- _TASK PROMPT_
Locate every line in the records below that holds the word "draw" and return each one.
--- start ENTRIES ---
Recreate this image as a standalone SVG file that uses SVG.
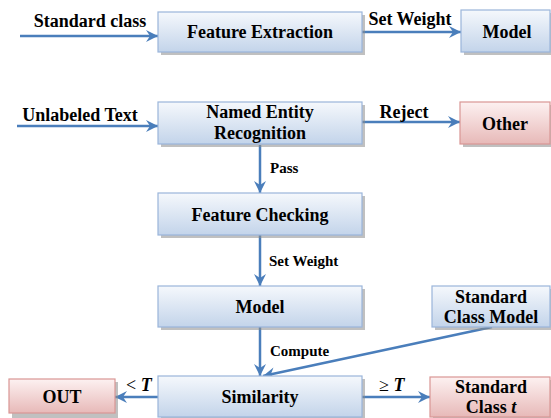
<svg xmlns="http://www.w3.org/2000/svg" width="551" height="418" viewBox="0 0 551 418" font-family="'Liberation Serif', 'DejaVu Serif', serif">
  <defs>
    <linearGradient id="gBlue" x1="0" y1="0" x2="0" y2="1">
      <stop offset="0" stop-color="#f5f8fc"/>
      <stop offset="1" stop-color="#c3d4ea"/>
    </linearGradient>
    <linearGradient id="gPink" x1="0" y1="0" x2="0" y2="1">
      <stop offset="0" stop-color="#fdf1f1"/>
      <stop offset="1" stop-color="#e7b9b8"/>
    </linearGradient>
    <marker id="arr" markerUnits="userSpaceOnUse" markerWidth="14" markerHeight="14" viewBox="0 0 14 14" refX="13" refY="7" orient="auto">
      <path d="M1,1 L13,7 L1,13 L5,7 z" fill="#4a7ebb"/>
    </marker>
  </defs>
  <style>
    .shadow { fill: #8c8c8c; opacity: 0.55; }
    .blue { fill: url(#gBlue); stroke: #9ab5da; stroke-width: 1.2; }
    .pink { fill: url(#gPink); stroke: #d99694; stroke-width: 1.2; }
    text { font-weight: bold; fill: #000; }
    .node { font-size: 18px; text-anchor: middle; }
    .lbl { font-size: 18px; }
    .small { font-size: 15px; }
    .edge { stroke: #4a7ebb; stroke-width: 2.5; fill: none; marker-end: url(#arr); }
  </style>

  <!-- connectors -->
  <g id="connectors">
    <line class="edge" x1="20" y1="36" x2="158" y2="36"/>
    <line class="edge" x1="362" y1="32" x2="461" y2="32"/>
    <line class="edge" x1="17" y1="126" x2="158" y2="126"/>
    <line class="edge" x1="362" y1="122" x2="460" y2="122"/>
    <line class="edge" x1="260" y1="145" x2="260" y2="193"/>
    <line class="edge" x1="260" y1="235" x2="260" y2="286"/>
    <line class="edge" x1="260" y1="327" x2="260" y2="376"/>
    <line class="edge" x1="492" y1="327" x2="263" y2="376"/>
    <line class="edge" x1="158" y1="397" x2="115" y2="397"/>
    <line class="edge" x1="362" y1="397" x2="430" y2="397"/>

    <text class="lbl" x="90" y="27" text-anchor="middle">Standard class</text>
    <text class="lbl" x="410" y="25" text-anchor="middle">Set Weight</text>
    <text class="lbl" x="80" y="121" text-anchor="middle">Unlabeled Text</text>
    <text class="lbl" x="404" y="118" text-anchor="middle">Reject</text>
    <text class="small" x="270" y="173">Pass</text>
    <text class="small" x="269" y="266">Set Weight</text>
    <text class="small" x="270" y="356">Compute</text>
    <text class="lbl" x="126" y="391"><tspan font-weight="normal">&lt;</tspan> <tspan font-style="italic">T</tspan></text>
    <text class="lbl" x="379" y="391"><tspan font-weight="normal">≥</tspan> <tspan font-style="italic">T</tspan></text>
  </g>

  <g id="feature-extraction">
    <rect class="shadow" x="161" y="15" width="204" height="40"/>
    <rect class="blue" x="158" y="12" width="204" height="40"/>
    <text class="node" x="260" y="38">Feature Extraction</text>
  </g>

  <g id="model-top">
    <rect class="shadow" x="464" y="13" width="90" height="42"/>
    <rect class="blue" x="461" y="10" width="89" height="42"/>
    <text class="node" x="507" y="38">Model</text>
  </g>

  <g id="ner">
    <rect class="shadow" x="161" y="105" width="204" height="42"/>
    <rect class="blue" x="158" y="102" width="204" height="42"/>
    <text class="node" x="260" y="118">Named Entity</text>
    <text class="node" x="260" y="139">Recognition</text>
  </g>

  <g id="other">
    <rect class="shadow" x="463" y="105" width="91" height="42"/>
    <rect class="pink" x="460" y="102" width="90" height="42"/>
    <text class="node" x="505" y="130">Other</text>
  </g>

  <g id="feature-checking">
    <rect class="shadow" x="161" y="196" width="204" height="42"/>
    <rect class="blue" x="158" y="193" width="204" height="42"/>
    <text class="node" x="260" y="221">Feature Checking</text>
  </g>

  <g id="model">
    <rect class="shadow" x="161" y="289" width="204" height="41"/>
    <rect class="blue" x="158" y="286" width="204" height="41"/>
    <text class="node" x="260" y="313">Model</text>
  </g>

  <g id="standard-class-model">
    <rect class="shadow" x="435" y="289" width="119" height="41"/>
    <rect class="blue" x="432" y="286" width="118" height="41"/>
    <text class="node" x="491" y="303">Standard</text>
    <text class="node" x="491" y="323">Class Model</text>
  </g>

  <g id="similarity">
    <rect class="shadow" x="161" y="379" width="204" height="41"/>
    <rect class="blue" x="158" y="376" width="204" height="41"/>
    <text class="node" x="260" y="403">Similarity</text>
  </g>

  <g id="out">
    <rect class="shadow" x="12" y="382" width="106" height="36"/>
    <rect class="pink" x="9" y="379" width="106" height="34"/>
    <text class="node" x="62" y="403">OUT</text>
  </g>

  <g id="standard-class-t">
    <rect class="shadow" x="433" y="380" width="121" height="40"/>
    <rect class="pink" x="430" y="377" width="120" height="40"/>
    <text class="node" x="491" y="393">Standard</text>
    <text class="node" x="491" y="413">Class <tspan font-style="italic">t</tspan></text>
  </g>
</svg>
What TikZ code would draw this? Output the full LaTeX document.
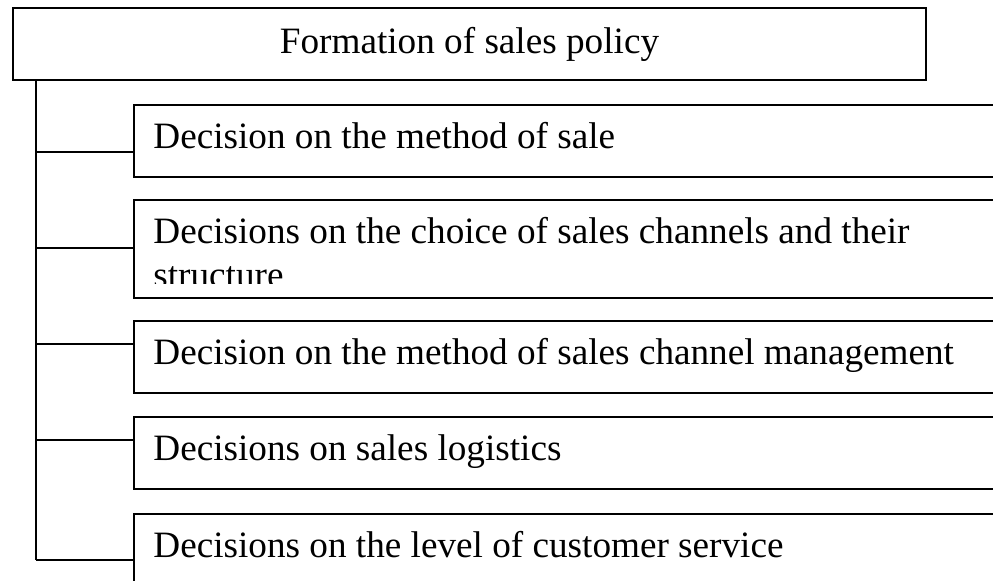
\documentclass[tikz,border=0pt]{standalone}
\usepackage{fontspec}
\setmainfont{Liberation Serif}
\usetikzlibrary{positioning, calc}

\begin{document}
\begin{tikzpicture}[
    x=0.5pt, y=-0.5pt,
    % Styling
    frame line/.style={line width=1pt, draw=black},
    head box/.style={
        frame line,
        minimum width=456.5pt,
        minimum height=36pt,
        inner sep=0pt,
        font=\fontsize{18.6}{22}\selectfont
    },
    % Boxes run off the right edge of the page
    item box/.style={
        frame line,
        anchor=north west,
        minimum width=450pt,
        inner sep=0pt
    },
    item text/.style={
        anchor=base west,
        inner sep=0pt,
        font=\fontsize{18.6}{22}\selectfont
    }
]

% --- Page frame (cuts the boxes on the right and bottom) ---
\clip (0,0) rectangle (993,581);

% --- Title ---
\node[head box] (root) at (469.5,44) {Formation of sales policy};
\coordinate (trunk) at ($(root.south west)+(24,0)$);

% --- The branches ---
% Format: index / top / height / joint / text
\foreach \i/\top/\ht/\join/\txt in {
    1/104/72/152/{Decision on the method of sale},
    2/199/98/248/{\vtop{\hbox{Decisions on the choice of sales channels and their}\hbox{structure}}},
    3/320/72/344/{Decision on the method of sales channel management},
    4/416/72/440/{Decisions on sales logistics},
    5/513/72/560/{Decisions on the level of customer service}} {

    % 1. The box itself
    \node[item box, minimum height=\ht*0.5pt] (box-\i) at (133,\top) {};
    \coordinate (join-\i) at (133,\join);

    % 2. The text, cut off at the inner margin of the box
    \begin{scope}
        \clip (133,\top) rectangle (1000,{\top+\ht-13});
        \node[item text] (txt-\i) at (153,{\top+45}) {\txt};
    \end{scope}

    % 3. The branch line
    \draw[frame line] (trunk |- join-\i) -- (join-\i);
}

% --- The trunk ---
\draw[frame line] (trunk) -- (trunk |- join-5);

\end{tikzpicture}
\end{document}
--- end ENTRIES ---
- _FINISHED EXERCISE_
What TikZ code would draw this? Output the full LaTeX document.
    frame line/.style={line width=1pt, draw=black},
    \draw[frame line] (trunk |- join-\i) -- (join-\i);
\draw[frame line] (trunk) -- (trunk |- join-5);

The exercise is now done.